In its 1st full decade, the ACLU defended the free speech rights of extremists on both sides, the left (the Communist Party USA) and the right (the Ku Klux Klan). It accepted the Klan's freedom of speech because it accepted everybody's freedom of speech. In spite of this, it worked with the NAACP and other civil rights organizations from its beginning.
In 1925, it opposed Tennessee's law against teaching evolution in public schools by supporting teacher John T. Scopes, hiring crusading lawyer Clarence Darrow as his defense attorney, and paying the $100 fine that was Scopes' sentence. They knew they couldn't win the case on the facts, so they used the case to show how ridiculous the law was. It wasn't overturned until 1967.
The ACLU played a significant role in passing the 1932 Norris-La Guardia Act, a federal law that prohibited employers from preventing employees from joining unions, and stopped the practice of outlawing strikes, marriages, and labor organizing activities with the use of injunctions.
It was successful in other labor rights cases in the 1930s, but less successful in fighting the internment of Japanese-Americans during World War II in the early 1940s, and in fighting the House Un-American Activities Committee's smearing of real and perceived Communists in the late 1940s and early 1950s.
During the 1988 Presidential election, the Republican nominee, Vice President George H.W. Bush, criticized the Democratic nominee, Governor Michael Dukakis of Massachusetts, for being a "card-carrying member" of the ACLU. The use of the term "card-carrying" was a throwback to the Cold War pursuit of alleged Communists, and helped turn the tide of the election: Dukakis left his Convention 17 points ahead of Bush in the polls, and lost by nearly 8 points.
This was reflected in the 1995 film The American President, with a screenplay by Aaron Sorkin.
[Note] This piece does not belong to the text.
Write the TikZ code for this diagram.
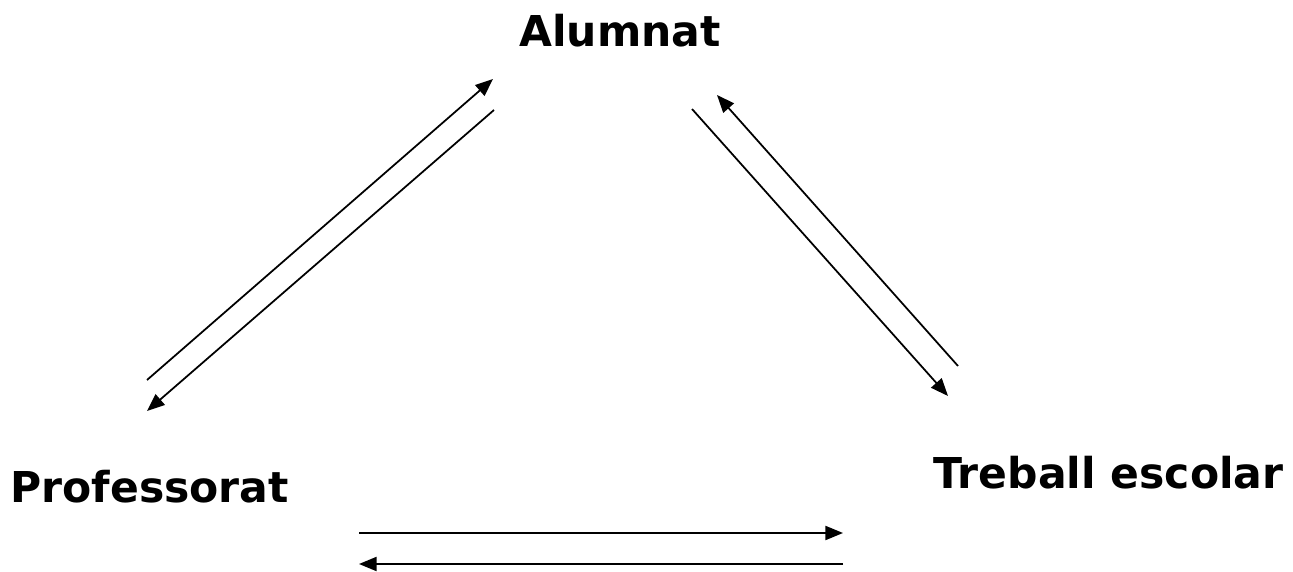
\documentclass[tikz,border=0pt]{standalone}
\usepackage{fontspec}
\setmainfont{DejaVu Sans}
\usetikzlibrary{arrows.meta}

\begin{document}
\begin{tikzpicture}[every node/.style={font=\bfseries\fontsize{24.2}{29}\selectfont, inner sep=0pt},
  flow/.style={line width=1pt, -{Triangle[length=10pt,width=8pt]}}]
  % Frame
  \useasboundingbox (0,0) rectangle (25.86,-11.44);

  % Labels
  \node[anchor=base] (alumnat) at (12.40,-0.94) {Alumnat};
  \node[anchor=base west] (prof) at (0.20,-10.04) {Professorat};
  \node[anchor=base east] (treball) at (25.68,-9.76) {Treball escolar};

  % Ends of the arrows
  \coordinate (prof up) at (2.94,-7.60);
  \coordinate (prof down) at (2.94,-8.22);
  \coordinate (alum left up) at (9.86,-1.58);
  \coordinate (alum left down) at (9.88,-2.20);
  \coordinate (alum right down) at (13.84,-2.18);
  \coordinate (alum right up) at (14.34,-1.90);
  \coordinate (treb up) at (19.16,-7.32);
  \coordinate (treb down) at (18.96,-7.92);
  \coordinate (bot left a) at (7.18,-10.66);
  \coordinate (bot right a) at (16.86,-10.66);
  \coordinate (bot left b) at (7.18,-11.28);
  \coordinate (bot right b) at (16.86,-11.28);

  % Professorat <-> Alumnat
  \draw[flow] (prof up) -- (alum left up);
  \draw[flow] (alum left down) -- (prof down);

  % Alumnat <-> Treball escolar
  \draw[flow] (alum right down) -- (treb down);
  \draw[flow] (treb up) -- (alum right up);

  % Professorat <-> Treball escolar
  \draw[flow] (bot left a) -- (bot right a);
  \draw[flow] (bot right b) -- (bot left b);
\end{tikzpicture}
\end{document}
The leading contender for the Republican nomination, Bob Rumson (played by Richard Dreyfuss), attacked the Democratic incumbent, Andrew Shepherd (Michael Douglas), for being a member of the ACLU. And Shepherd's response, written by Sorkin, was epic, a greater defense of the ACLU than it has ever given anyone, including itself:
For the record: Yes, I am a card-carrying member of the ACLU. But the more important question is, "Why aren't you, Bob?"
Now, this is an organization whose sole purpose is to defend the Bill of Rights. So, it naturally begs the question: "Why would a Senator, his Party's most powerful spokesman, and a candidate for President, choose to reject upholding the Constitution?" If you can answer that question, folks, then you're smarter than I am, because I didn't understand it until a few hours ago.
America isn't easy. America is advanced citizenship. You gotta want it bad, 'cause it's gonna put up a fight. It's gonna say, "You want free speech? Let's see you acknowledge a man whose words make your blood boil, who's standing center stage, and advocating at the top of his lungs that which you would spend a lifetime opposing at the top of yours. You want to claim this land as the land of the free? Then the symbol of your country can't just be a flag. The symbol also has to be one of its citizens exercising his right to burn that flag in protest."
Show me that, defend that, celebrate that in your classrooms. Then, you can stand up and sing about the "land of the free."
*
January 19, 1920 was a Monday. Javier Pérez de Cuéllar, a longtime diplomat from Peru who served as his country's Prime Minister, and as Secretary-General of the United Nations from 1982 to 1991, was born on this day. He lived to be 100 years old.
Baseball and football were out of season. Professional basketball barely existed. And no games were scheduled in the NHL. So there were no scores on this historic day.